Again, if they revised that text, I wouldn't be quite so happy when I see the red next to their symbol on the LWN stocks page.

Trust metrics and the future

I firmly believe that attack-resistant trust metrics based on peer certification have the potential to solve a lot of important problems. Obviously, I'm biased, because they are, after all, the focus of my thesis. It's certainly possible that, in practice, they won't work out nearly as well as my visions.

Even so, even the most critical person would have to admit that there's a possibility that trust metrics can be the basis for robust, spam-free messaging systems, authorization for ad-hoc wireless networks, not to mention the possibility of making metadata in general trustworthy, without which the real-world implementation of the idealistic "semantic web" concept will surely degenerate into yet another tool for spammers and related slimeballs.

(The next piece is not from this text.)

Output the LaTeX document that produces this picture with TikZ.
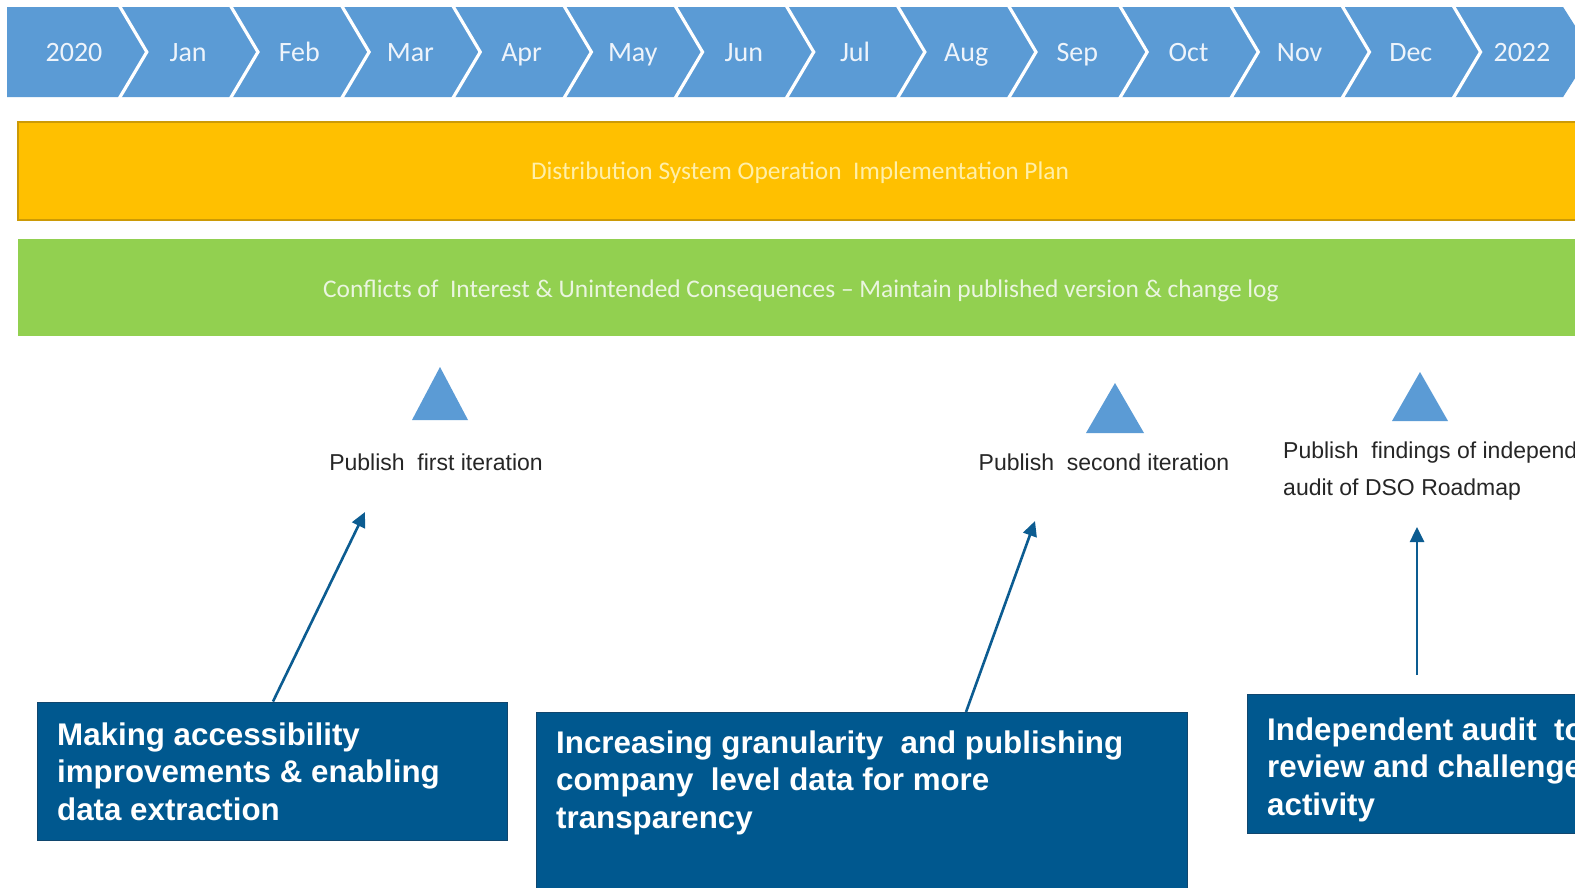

"More research is needed." However, I'm not being paid to do this research, so my own contributions are strictly for fun. Further, centralized systems are much more likely to be profitable to corporations than democratic peer systems (cough, VeriSign, cough). Thus, the research is going to be driven by the currently tiny core of academic and free-software researchers that actually understand and appreciate the issues.

I am hopeful that interest will pick up, especially now that I realize that Google's PageRank algorithm is fundamentally an attack-resistant trust metric. I think everybody will concede that Google is waaaaay better than their competition. If attack-resistant trust metrics work so well for evaluating Web search relevance, then why not in other domains?

This is, I believe, a message that is ripe for more widespread dissemination. That's the main reason why I'm posting this entry, rather than nursing my perceived slights in private.

Call your congress-critters

When the DMCA was being proposed, I thought it was a terrible idea, but I didn't let my congresscritters know. It passed. There is some relation between these two facts.

The CBDTPA is, like the DMCA, a terrible idea. Not only does it have the potential to seriously impact the legal development of free software, there is also no Village People song to which the acronym can be sung. Thus, this time I decided I would at least do something, so I heeded this EFF alert and gave my two Senators and one Representative a call. It was a surprisingly easy and pleasant process. In all three cases, a staffer picked up the phone, and seemed genuinely eager to listen to concerns from their constituents. Not only that, they seemed at least moderately familiar with the issue, indicating that it's been getting some response.

You can make the response even bigger. Do it.

27 Mar 2002 (updated 27 Mar 2002 at 06:43 UTC) »
Advice wanted

It took me until last week to come to the realization that I spend a nontrivial fraction of my work time on the phone, in conference calls, but that my phones are pretty bad.

Thus, I have decided that I want a really good phone. Sound quality is paramount, but comfort is also significant. One friend told me I should get a phone that supports Plantronics headsets. Anybody have experience with these?

spam

Even though I have spamassassin installed, spam seems to be getting worse. This essay (or here) suggests that I'm not the only one. The essay also makes an important point: the spam itself may ultimately not be as harmful as the steps taken to try to fight it.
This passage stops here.